**EXERCISE BRIEF:** Leave the pictures out and copy exactly the lines from the line containing "Write the TikZ code for this diagram." to the line containing "ENGINEERING, ECOLOGICAL AND", both lines included.

========================================================================

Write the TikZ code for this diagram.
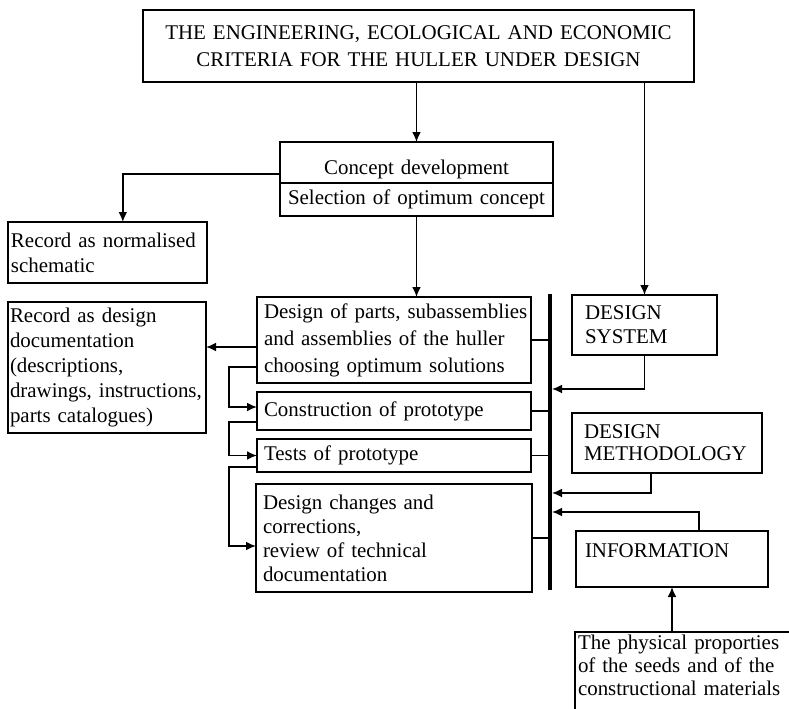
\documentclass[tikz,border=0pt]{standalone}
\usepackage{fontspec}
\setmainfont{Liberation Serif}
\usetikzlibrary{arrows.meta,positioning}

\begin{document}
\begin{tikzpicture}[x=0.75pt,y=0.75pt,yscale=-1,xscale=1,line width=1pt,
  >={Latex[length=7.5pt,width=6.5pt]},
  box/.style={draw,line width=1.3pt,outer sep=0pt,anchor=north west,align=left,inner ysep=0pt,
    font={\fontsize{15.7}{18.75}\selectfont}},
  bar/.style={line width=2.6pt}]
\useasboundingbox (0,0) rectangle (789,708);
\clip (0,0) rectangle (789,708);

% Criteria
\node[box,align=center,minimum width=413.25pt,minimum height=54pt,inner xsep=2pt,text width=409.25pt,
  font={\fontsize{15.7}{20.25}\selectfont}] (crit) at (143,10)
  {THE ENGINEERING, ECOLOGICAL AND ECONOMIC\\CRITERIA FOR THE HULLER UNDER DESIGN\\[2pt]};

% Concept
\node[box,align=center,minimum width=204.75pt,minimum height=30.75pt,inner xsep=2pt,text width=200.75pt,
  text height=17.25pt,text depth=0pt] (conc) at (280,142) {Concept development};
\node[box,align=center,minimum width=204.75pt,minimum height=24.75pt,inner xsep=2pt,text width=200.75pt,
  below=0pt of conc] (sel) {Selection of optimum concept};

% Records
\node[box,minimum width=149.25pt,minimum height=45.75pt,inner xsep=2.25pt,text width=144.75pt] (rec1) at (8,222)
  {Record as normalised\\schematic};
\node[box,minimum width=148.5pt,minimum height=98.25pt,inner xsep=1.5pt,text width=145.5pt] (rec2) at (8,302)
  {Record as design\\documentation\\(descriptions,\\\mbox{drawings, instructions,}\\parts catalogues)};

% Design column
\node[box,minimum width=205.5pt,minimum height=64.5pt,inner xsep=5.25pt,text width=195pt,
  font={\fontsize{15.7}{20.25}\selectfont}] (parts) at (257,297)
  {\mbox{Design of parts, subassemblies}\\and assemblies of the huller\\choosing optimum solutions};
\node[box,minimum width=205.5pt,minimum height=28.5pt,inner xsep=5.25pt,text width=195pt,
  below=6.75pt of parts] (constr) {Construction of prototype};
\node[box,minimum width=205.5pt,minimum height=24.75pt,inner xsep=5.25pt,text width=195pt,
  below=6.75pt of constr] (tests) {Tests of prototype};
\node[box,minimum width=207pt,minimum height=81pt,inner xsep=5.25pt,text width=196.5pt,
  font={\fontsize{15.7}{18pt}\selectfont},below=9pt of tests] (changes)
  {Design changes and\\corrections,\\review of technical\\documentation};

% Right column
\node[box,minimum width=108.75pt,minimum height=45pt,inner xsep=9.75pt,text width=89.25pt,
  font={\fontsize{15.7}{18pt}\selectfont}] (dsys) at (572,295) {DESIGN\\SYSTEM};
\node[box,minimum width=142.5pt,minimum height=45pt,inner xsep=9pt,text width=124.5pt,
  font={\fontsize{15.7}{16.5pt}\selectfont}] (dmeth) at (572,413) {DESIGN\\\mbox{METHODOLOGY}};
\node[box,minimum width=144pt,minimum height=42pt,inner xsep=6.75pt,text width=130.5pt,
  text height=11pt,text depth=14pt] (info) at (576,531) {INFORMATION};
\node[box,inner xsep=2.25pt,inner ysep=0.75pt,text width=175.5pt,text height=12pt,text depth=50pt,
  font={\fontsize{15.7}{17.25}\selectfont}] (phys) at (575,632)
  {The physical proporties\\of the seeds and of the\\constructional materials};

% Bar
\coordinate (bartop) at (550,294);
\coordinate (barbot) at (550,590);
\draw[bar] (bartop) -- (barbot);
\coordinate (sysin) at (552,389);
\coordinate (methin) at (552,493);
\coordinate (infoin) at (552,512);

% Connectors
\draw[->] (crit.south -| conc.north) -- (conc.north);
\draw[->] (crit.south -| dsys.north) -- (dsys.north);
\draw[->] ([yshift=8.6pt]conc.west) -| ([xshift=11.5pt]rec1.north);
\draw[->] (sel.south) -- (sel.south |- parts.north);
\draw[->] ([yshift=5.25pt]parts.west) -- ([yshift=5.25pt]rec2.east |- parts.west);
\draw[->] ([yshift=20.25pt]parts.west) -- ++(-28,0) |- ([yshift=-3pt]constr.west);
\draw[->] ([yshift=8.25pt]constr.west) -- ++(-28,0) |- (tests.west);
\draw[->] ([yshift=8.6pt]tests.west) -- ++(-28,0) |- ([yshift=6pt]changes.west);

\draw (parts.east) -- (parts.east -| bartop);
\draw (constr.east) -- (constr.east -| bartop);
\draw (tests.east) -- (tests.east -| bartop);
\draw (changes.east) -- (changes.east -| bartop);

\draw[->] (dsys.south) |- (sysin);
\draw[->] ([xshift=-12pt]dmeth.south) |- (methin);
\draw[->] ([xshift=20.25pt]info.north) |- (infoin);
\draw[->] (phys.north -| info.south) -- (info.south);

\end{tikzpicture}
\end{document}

========================================================================

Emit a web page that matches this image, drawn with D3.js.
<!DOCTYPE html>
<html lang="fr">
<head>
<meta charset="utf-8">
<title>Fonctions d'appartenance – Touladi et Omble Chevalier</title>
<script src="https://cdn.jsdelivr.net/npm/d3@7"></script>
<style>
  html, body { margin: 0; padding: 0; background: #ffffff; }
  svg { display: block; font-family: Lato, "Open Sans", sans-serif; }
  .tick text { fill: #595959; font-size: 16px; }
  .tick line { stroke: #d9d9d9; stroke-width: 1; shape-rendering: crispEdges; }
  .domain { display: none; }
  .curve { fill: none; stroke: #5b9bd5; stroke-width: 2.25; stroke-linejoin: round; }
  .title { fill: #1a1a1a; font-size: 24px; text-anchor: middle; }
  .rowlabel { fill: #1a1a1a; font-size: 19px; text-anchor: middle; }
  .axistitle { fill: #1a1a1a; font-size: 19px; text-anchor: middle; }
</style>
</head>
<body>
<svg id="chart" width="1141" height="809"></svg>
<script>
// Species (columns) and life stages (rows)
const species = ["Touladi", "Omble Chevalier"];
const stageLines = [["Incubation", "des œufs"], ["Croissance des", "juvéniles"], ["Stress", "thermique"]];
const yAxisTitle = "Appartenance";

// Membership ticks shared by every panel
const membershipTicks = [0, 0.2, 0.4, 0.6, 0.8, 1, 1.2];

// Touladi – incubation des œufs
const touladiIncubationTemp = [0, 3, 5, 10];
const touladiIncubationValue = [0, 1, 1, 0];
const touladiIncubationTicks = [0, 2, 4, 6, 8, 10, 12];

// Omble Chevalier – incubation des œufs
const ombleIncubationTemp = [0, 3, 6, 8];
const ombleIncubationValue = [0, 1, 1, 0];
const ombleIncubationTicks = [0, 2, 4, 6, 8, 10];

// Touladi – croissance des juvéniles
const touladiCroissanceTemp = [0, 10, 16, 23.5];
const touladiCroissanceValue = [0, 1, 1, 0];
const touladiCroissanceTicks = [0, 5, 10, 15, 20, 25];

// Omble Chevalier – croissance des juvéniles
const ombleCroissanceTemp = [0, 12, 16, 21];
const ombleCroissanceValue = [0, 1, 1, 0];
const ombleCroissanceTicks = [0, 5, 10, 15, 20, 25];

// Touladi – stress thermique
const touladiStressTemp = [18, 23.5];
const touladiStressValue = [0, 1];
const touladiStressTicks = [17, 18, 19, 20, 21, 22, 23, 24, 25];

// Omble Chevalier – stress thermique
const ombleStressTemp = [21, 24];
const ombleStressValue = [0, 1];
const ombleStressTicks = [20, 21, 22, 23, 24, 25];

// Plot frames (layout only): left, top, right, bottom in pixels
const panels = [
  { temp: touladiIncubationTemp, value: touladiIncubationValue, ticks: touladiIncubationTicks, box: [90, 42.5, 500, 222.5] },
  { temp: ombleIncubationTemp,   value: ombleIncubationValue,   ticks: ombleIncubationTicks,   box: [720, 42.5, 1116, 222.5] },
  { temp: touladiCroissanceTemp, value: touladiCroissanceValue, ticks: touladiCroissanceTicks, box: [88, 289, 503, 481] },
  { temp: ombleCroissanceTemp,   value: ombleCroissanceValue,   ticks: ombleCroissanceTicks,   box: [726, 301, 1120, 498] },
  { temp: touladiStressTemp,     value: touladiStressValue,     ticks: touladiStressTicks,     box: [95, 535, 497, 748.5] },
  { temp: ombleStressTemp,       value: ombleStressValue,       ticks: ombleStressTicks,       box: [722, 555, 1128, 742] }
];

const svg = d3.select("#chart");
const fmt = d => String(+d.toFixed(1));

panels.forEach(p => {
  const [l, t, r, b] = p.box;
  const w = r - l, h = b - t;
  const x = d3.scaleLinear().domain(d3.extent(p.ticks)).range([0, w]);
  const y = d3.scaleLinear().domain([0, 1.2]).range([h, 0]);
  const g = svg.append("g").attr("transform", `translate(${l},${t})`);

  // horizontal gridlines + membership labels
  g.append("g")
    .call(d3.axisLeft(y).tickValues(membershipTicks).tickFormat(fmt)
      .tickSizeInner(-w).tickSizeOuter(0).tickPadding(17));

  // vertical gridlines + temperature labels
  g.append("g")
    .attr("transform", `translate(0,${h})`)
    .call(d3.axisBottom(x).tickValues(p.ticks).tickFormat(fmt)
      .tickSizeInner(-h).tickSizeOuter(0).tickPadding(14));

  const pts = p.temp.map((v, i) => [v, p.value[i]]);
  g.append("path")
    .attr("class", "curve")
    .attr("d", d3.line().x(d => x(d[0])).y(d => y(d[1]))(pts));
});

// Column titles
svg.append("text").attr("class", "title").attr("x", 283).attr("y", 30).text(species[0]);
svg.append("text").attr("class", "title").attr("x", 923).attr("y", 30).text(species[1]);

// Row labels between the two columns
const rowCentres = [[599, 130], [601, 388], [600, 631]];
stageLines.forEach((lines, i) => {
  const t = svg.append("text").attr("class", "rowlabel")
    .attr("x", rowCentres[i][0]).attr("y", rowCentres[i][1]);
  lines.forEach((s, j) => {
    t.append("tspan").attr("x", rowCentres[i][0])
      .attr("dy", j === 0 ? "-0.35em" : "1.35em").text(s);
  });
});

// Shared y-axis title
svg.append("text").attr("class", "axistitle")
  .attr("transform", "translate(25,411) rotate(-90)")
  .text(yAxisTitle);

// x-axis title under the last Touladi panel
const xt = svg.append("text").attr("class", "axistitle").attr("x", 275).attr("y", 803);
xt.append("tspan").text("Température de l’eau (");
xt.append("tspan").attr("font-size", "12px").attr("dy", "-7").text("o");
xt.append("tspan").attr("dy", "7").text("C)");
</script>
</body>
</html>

========================================================================

**ANSWER TO THE EXERCISE:**
Write the TikZ code for this diagram.
\documentclass[tikz,border=0pt]{standalone}
\usepackage{fontspec}
\setmainfont{Liberation Serif}
\usetikzlibrary{arrows.meta,positioning}

\begin{document}
\begin{tikzpicture}[x=0.75pt,y=0.75pt,yscale=-1,xscale=1,line width=1pt,
  >={Latex[length=7.5pt,width=6.5pt]},
  box/.style={draw,line width=1.3pt,outer sep=0pt,anchor=north west,align=left,inner ysep=0pt,
    font={\fontsize{15.7}{18.75}\selectfont}},
  bar/.style={line width=2.6pt}]
\useasboundingbox (0,0) rectangle (789,708);
\clip (0,0) rectangle (789,708);

% Criteria
\node[box,align=center,minimum width=413.25pt,minimum height=54pt,inner xsep=2pt,text width=409.25pt,
  font={\fontsize{15.7}{20.25}\selectfont}] (crit) at (143,10)
  {THE ENGINEERING, ECOLOGICAL AND ECONOMIC\\CRITERIA FOR THE HULLER UNDER DESIGN\\[2pt]};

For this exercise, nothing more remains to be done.